**Written problem**
Write out each line in which the string "this" is present.

**Dataset records**
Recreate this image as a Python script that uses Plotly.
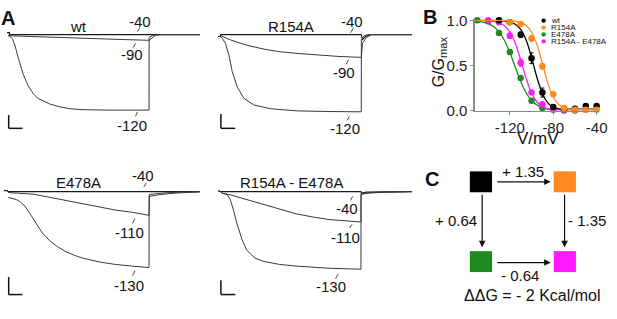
import plotly.graph_objects as go

W, H = 617, 319
FONT = "Liberation Sans, Arial, sans-serif"


def px(x):
    return x / W


def py(y):
    return 1 - y / H


# ---------------- Panel A data (time in ms, current in nA) ----------------
wt_t_m40 = [-12, 12, 14, 1940]
wt_i_m40 = [0.2, 0.2, 0.0, 0.0]
wt_t_m90 = [0, 200, 500, 800, 1100, 1427, 1450, 1490, 1540, 1940]
wt_i_m90 = [-0.12, -0.2, -0.3, -0.4, -0.5, -0.6, -0.45, -0.1, 0.0, 0.0]
wt_t_m120 = [0, 20, 45, 70, 103, 153, 203, 253, 300, 353, 420, 520, 620, 750, 1000, 1427, 1428, 1460, 1500, 1940]
wt_i_m120 = [-0.1, -0.2, -0.5, -1.2, -2.5, -4.2, -5.4, -6.2, -6.7, -7.0, -7.3, -7.6, -7.8, -7.9, -7.95, -7.95, -0.3, -0.1, 0.0, 0.0]

r_t_m40 = [-25, 0, 3, 1427, 1440, 1470, 1520, 1940]
r_i_m40 = [-0.2, -0.2, 0.0, 0.0, -0.5, -0.2, 0.0, 0.0]
r_t_m90 = [0, 100, 200, 300, 450, 600, 800, 1000, 1200, 1427, 1440, 1480, 1530, 1940]
r_i_m90 = [-0.1, -0.55, -0.9, -1.2, -1.55, -1.8, -2.0, -2.17, -2.3, -2.4, -0.9, -0.3, 0.0, 0.0]
r_t_m120 = [0, 20, 50, 87, 120, 170, 237, 337, 503, 770, 1100, 1427, 1428, 1460, 1500, 1940]
r_i_m120 = [-0.2, -0.4, -0.9, -2.2, -3.9, -5.5, -6.7, -7.4, -7.8, -8.03, -8.1, -8.13, -0.5, -0.1, 0.0, 0.0]

e_t_m40 = [-45, -10, 0, 1940]
e_i_m40 = [0.1, 0.1, 0.0, 0.0]
e_t_m110 = [0, 253, 420, 587, 750, 920, 1090, 1253, 1427, 1430, 1600, 1800, 1940]
e_i_m110 = [-0.1, -0.27, -0.6, -0.94, -1.3, -1.67, -1.95, -2.17, -2.5, -0.3, -0.12, -0.04, 0.0]
e_t_m130 = [0, 84, 125, 167, 210, 250, 292, 334, 377, 420, 500, 587, 670, 753, 920, 1087, 1253, 1427, 1428, 1550, 1700, 1940]
e_i_m130 = [-0.6, -0.84, -1.1, -1.5, -2.15, -2.84, -3.5, -4.17, -4.7, -5.17, -5.8, -6.34, -6.7, -7.0, -7.4, -7.67, -7.84, -8.0, -0.5, -0.3, -0.15, -0.03]

re_t_m40 = [-25, 0, 1424, 1430, 1480, 1940]
re_i_m40 = [0.1, 0.0, 0.0, -0.15, -0.05, 0.0]
re_t_m110 = [0, 17, 100, 267, 434, 600, 767, 934, 1100, 1424, 1425, 1600, 1940]
re_i_m110 = [0.0, -0.17, -0.34, -0.84, -1.4, -1.9, -2.34, -2.67, -2.94, -3.2, -0.2, -0.05, 0.0]
re_t_m130 = [0, 17, 67, 100, 134, 167, 217, 267, 350, 434, 600, 767, 1100, 1424, 1425, 1500, 1700, 1940]
re_i_m130 = [0.0, -0.17, -0.3, -0.84, -2.0, -3.34, -5.0, -6.17, -7.0, -7.34, -7.67, -7.84, -8.07, -8.17, -0.3, -0.15, -0.05, 0.0]

panel_titles = ["wt", "R154A", "E478A", "R154A - E478A"]

# ---------------- Panel B data ----------------
legend_names = ["wt", "R154A", "E478A", "R154A - E478A"]

wt_v = [-130, -120, -110, -100, -90, -80, -70, -60, -50, -40]
wt_g = [1.0, 0.98, 0.84, 0.58, 0.20, 0.04, 0.02, 0.02, 0.05, 0.05]
wt_err = [0.01, 0.01, 0.03, 0.06, 0.05, 0.02, 0.01, 0.01, 0.01, 0.01]

r_v = [-120, -110, -100, -90, -80, -70, -60, -50, -40]
r_g = [0.98, 0.96, 0.80, 0.49, 0.18, 0.03, 0.01, 0.01, 0.01]
r_err = [0.01, 0.01, 0.03, 0.03, 0.02, 0.01, 0.01, 0.01, 0.01]

e_v = [-150, -140, -130, -120, -110, -100, -90, -80, -70, -60]
e_g = [1.0, 0.99, 0.86, 0.65, 0.36, 0.11, 0.03, 0.01, 0.0, 0.0]
e_err = [0.01, 0.01, 0.02, 0.02, 0.02, 0.01, 0.01, 0.01, 0.01, 0.01]

re_v = [-140, -130, -120, -110, -100, -90, -80, -70, -60, -50]
re_g = [1.0, 0.98, 0.83, 0.53, 0.20, 0.07, 0.02, 0.01, 0.01, 0.01]
re_err = [0.01, 0.01, 0.03, 0.04, 0.02, 0.01, 0.01, 0.01, 0.01, 0.01]

fit_v = [-152, -145, -140, -135, -130, -125, -120, -115, -110, -105, -100, -95, -90, -85, -80, -75, -70, -65, -60, -50, -38]
fit_wt = [1.0, 1.0, 1.0, 0.999, 0.997, 0.993, 0.982, 0.956, 0.899, 0.781, 0.59, 0.367, 0.19, 0.086, 0.037, 0.02, 0.015, 0.015, 0.015, 0.015, 0.015]
fit_r = [1.0, 1.0, 1.0, 1.0, 0.999, 0.998, 0.996, 0.99, 0.977, 0.944, 0.871, 0.731, 0.523, 0.306, 0.151, 0.067, 0.028, 0.013, 0.01, 0.01, 0.01]
fit_e = [0.992, 0.981, 0.963, 0.931, 0.873, 0.78, 0.646, 0.483, 0.325, 0.198, 0.112, 0.061, 0.032, 0.017, 0.01, 0.008, 0.008, 0.008, 0.008, 0.008, 0.008]
fit_re = [1.0, 0.998, 0.995, 0.988, 0.973, 0.94, 0.872, 0.747, 0.562, 0.359, 0.195, 0.095, 0.044, 0.02, 0.012, 0.01, 0.01, 0.01, 0.01, 0.01, 0.01]

x_tick_vals = [-120, -80, -40]
x_tick_text = ["-120", "-80", "-40"]
y_tick_vals = [0.0, 0.5, 1.0]
y_tick_text = ["0.0", "0.5", "1.0"]

# ---------------- Panel C data ----------------
cycle_labels = ["+ 1.35", "- 1.35", "+ 0.64", "- 0.64"]
ddg_text = "ΔΔG = - 2 Kcal/mol"

COLORS = {"wt": "#000000", "R154A": "#FF8A1F", "E478A": "#1E8B1E", "R154A - E478A": "#FF1AFF"}

fig = go.Figure()

# ---------------- Panel A ----------------
panelA = [
    ("", 8.3, 28.0, (0, 206, 6, 135)),
    ("2", 223.3, 28.0, (212, 420, 6, 135)),
    ("3", 8.3, 193.3, (0, 206, 172, 312)),
    ("4", 223.3, 193.3, (212, 420, 172, 312)),
]
traces_A = [
    [(wt_t_m40, wt_i_m40), (wt_t_m90, wt_i_m90), (wt_t_m120, wt_i_m120)],
    [(r_t_m40, r_i_m40), (r_t_m90, r_i_m90), (r_t_m120, r_i_m120)],
    [(e_t_m40, e_i_m40), (e_t_m110, e_i_m110), (e_t_m130, e_i_m130)],
    [(re_t_m40, re_i_m40), (re_t_m110, re_i_m110), (re_t_m130, re_i_m130)],
]
layout_axes = {}
for (suf, start, base, (l, r, t, b)), trs in zip(panelA, traces_A):
    xa, ya = "x" + suf, "y" + suf
    layout_axes["xaxis" + suf] = dict(domain=[px(l), px(r)], range=[(l - start) * 10, (r - start) * 10],
                                      visible=False, anchor=ya, fixedrange=True)
    layout_axes["yaxis" + suf] = dict(domain=[py(b), py(t)], range=[-(b - base) / 10, -(t - base) / 10],
                                      visible=False, anchor=xa, fixedrange=True)
    for k, (tt, ii) in enumerate(trs):
        fig.add_trace(go.Scatter(x=tt, y=ii, mode="lines", xaxis=xa, yaxis=ya,
                                 line=dict(color="#1a1a1a" if k == 0 else "#3a3a3a", width=1.2 if k == 0 else 1.0),
                                 showlegend=False, hoverinfo="skip"))

# ---------------- Panel B ----------------
layout_axes["xaxis5"] = dict(domain=[px(481), px(607)], range=[-152.3, -37.7], anchor="y5",
                             showline=True, linecolor="#8a8a8a", linewidth=1.3, ticks="outside",
                             ticklen=3, tickcolor="#8a8a8a", tickvals=x_tick_vals, ticktext=x_tick_text,
                             tickfont=dict(size=15, color="#222", family=FONT), showgrid=False, zeroline=False,
                             fixedrange=True)
layout_axes["yaxis5"] = dict(domain=[py(108), py(12)], range=[0, 1.0105], anchor="x5",
                             showline=True, linecolor="#8a8a8a", linewidth=1.3, ticks="outside",
                             ticklen=3, tickcolor="#8a8a8a", tickvals=y_tick_vals, ticktext=y_tick_text,
                             tickfont=dict(size=15, color="#222", family=FONT), showgrid=False, zeroline=False,
                             fixedrange=True)

series = [
    ("E478A", e_v, e_g, e_err, fit_e),
    ("R154A - E478A", re_v, re_g, re_err, fit_re),
    ("wt", wt_v, wt_g, wt_err, fit_wt),
    ("R154A", r_v, r_g, r_err, fit_r),
]
for name, v, g, err, fit in series:
    c = COLORS[name]
    fig.add_trace(go.Scatter(x=fit_v, y=fit, mode="lines", line=dict(color=c, width=1.3, shape="spline"),
                             xaxis="x5", yaxis="y5", showlegend=False, hoverinfo="skip", cliponaxis=False))
    fig.add_trace(go.Scatter(x=v, y=g, mode="markers", marker=dict(color=c, size=6.5),
                             error_y=dict(type="data", array=err, color=c, thickness=1, width=2),
                             xaxis="x5", yaxis="y5", showlegend=False, hoverinfo="skip", cliponaxis=False))

annotations = []
shapes = []


def text(x, y, s, size=15, bold=False, xanchor="center", angle=0, color="#111"):
    annotations.append(dict(x=px(x), y=py(y), xref="paper", yref="paper", text=f"<b>{s}</b>" if bold else s,
                            showarrow=False, xanchor=xanchor, yanchor="middle", textangle=angle,
                            font=dict(size=size, family=FONT, color=color)))


def seg(x0, y0, x1, y1, color="#222", width=1.0):
    shapes.append(dict(type="line", xref="paper", yref="paper", x0=px(x0), y0=py(y0), x1=px(x1), y1=py(y1),
                       line=dict(color=color, width=width)))


text(8.5, 11, "A", size=20, bold=True)
text(436, 10, "B", size=20, bold=True)
text(438, 180, "C", size=20, bold=True)

text(80, 19, panel_titles[0])
text(295, 19, panel_titles[1])
text(80, 184, panel_titles[2])
text(295, 184, panel_titles[3])

volt_labels = [
    ("-40", 141.7, 14, (139.3, 25, 141.7, 20.7)),
    ("-90", 133.3, 49.3, (135, 41.7, 137.3, 37.3)),
    ("-120", 133.3, 124, (137.3, 114, 139.3, 109.3)),
    ("-40", 356.7, 14, (355, 26, 358.3, 20.7)),
    ("-90", 349, 67.7, (350.7, 59.3, 353.3, 54.3)),
    ("-120", 350, 126.7, (351.7, 118.3, 354, 114.3)),
    ("-40", 145, 176, (145.7, 188.3, 148.3, 184)),
    ("-110", 130.7, 236, (134.3, 226.7, 136.7, 221.7)),
    ("-130", 130.7, 291.7, (134.3, 281.7, 136.7, 276.7)),
    ("-40", 351.7, 210.7, (355, 202.7, 357.3, 198.3)),
    ("-110", 350, 241.7, (354, 231.7, 356.7, 227.7)),
    ("-130", 335, 293.3, (340, 285, 342.7, 280)),
]
for s, x, y, (a, b, c, d) in volt_labels:
    text(x, y, s)
    seg(a, b, c, d, color="#333", width=0.9)

for (x0, ytop, ybot, x1) in [(8.8, 112.7, 126.7, 22.7), (223.8, 111.7, 126.7, 238.3),
                             (8.8, 283.3, 301.7, 22.7), (223.8, 286.7, 301.7, 238.3)]:
    seg(x0, ytop, x0, ybot, color="#111", width=1.5)
    seg(x0, ybot, x1, ybot, color="#111", width=1.5)

text(445, 57, "G/G<sub>max</sub>", size=16, angle=-90)
text(545, 137, "V/mV", size=17)

for i, name in enumerate(legend_names):
    cy = 13.3 + i * 7.3
    shapes.append(dict(type="circle", xref="paper", yref="paper", x0=px(548.5), x1=px(553), y0=py(cy + 2.25),
                       y1=py(cy - 2.25), fillcolor=COLORS[name], line=dict(width=0)))
    text(556, cy, name, size=8, xanchor="left")

sq = [("wt", 476, 172), ("R154A", 561, 172), ("E478A", 476, 256), ("R154A - E478A", 561, 256)]
for name, x0, y0 in sq:
    shapes.append(dict(type="rect", xref="paper", yref="paper", x0=px(x0), x1=px(x0 + 22.5), y0=py(y0 + 22),
                       y1=py(y0), fillcolor=COLORS[name], line=dict(width=0)))

for (tx, ty, hx, hy) in [(503, 183, 558, 183), (503, 268, 558, 268), (488.5, 198, 488.5, 252), (572, 198, 572, 252)]:
    annotations.append(dict(x=px(hx), y=py(hy), xref="paper", yref="paper", ax=tx - hx, ay=ty - hy,
                            axref="pixel", ayref="pixel", text="", showarrow=True, arrowhead=2,
                            arrowsize=1.1, arrowwidth=1.2, arrowcolor="#111", standoff=0, startstandoff=0))

text(530, 172, cycle_labels[0])
text(595, 224, cycle_labels[1])
text(462, 224, cycle_labels[2])
text(527, 282, cycle_labels[3])
text(540, 303, ddg_text, size=16)

fig.update_layout(width=W, height=H, margin=dict(l=0, r=0, t=0, b=0), paper_bgcolor="white",
                  plot_bgcolor="rgba(0,0,0,0)", showlegend=False, annotations=annotations, shapes=shapes,
                  font=dict(family=FONT), **layout_axes)

fig.write_html("out.html", config={"staticPlot": True, "displayModeBar": False},
               post_script="document.body.style.margin='0';")
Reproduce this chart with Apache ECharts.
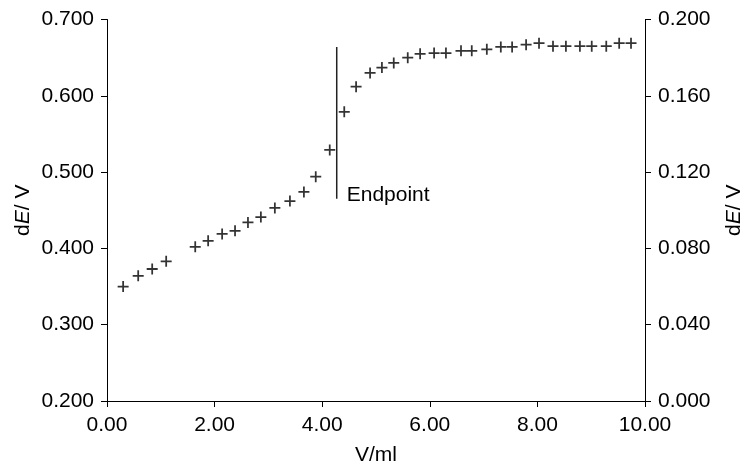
<!DOCTYPE html>
<html>
<head>
<meta charset="utf-8">
<script src="https://cdn.jsdelivr.net/npm/echarts@6/dist/echarts.min.js"></script>
<style>
  html, body { margin: 0; padding: 0; background: #fff; }
  #main { width: 747px; height: 466px; }
</style>
</head>
<body>
<div id="main"></div>
<script>
// 数据：滴定体积与 dE/V
var volume = [0.30, 0.58, 0.84, 1.10, 1.64, 1.88, 2.14, 2.38, 2.62, 2.86,
  3.12, 3.40, 3.66, 3.88, 4.14, 4.41, 4.63, 4.89, 5.11, 5.33,
  5.59, 5.82, 6.08, 6.30, 6.58, 6.78, 7.06, 7.32, 7.53, 7.79,
  8.03, 8.29, 8.53, 8.79, 9.01, 9.28, 9.52, 9.74];
var dEV = [0.350, 0.364, 0.373, 0.383, 0.402, 0.410, 0.419, 0.423, 0.434, 0.441,
  0.453, 0.462, 0.474, 0.494, 0.529, 0.579, 0.612, 0.630, 0.637, 0.643,
  0.650, 0.655, 0.656, 0.656, 0.659, 0.659, 0.661, 0.664, 0.664, 0.667,
  0.669, 0.665, 0.665, 0.665, 0.665, 0.665, 0.669, 0.669];
// 终点竖线
var endpointX = 4.27;
var endpointY = [0.465, 0.664];
var endpointText = 'Endpoint';

var chart = echarts.init(document.getElementById('main'));

var plus = 'path://M4.2,0h1.6v4.2h4.2v1.6h-4.2v4.2h-1.6v-4.2h-4.2v-1.6h4.2z';
var font = 'Liberation Sans';
var fs = 21;
var axisCommon = {
  axisLine: { show: true, lineStyle: { color: '#000', width: 1 } },
  axisTick: { show: true, length: 6, lineStyle: { color: '#000' } },
  splitLine: { show: false },
  axisLabel: { color: '#000', fontFamily: font, fontSize: fs }
};
var nameRich = {
  a: { fontFamily: font, fontSize: fs, color: '#000' },
  b: { fontFamily: font, fontSize: fs, color: '#000', fontStyle: 'italic' }
};

var option = {
  animation: false,
  grid: { left: 107, right: 102, top: 19.5, bottom: 65, containLabel: false, outerBoundsMode: 'none' },
  xAxis: Object.assign({}, axisCommon, {
    type: 'value',
    min: 0, max: 10, interval: 2,
    name: 'V/ml',
    nameLocation: 'middle',
    nameGap: 44,
    nameMoveOverlap: false,
    nameTextStyle: { fontFamily: font, fontSize: fs, color: '#000' },
    axisLabel: Object.assign({}, axisCommon.axisLabel, {
      margin: 14,
      formatter: function (v) { return v.toFixed(2); }
    })
  }),
  yAxis: [
    Object.assign({}, axisCommon, {
      type: 'value',
      position: 'left',
      min: 0.2, max: 0.7, interval: 0.1,
      name: '{a|d}{b|E}{a|/ V}',
      nameLocation: 'middle',
      nameRotate: 90,
      nameGap: 73,
      nameMoveOverlap: false,
      nameTextStyle: { rich: nameRich },
      axisLabel: Object.assign({}, axisCommon.axisLabel, {
        margin: 13,
        formatter: function (v) { return v.toFixed(3); }
      })
    }),
    Object.assign({}, axisCommon, {
      type: 'value',
      position: 'right',
      min: 0, max: 0.2, interval: 0.04,
      name: '{a|d}{b|E}{a|/ V}',
      nameLocation: 'middle',
      nameRotate: 90,
      nameGap: 79,
      nameMoveOverlap: false,
      nameTextStyle: { rich: nameRich },
      axisLabel: Object.assign({}, axisCommon.axisLabel, {
        margin: 13,
        formatter: function (v) { return v.toFixed(3); }
      })
    })
  ],
  series: [
    {
      type: 'scatter',
      data: volume.map(function (v, i) { return [v, dEV[i]]; }),
      symbol: plus,
      symbolSize: 11,
      itemStyle: { color: '#000' }
    },
    {
      type: 'line',
      data: [
        {
          value: [endpointX, endpointY[0]],
          label: {
            show: true, position: 'right', distance: 10, offset: [0, -4],
            formatter: endpointText,
            fontFamily: font, fontSize: fs, color: '#000'
          }
        },
        [endpointX, endpointY[1]]
      ],
      showSymbol: true,
      symbolSize: 0,
      lineStyle: { color: '#222', width: 1.5 },
      itemStyle: { color: '#222' }
    }
  ]
};

chart.setOption(option);
</script>
</body>
</html>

**Problem solution**
Recreate this image as a Python script that uses Plotly.
Reproduce this chart with Apache ECharts.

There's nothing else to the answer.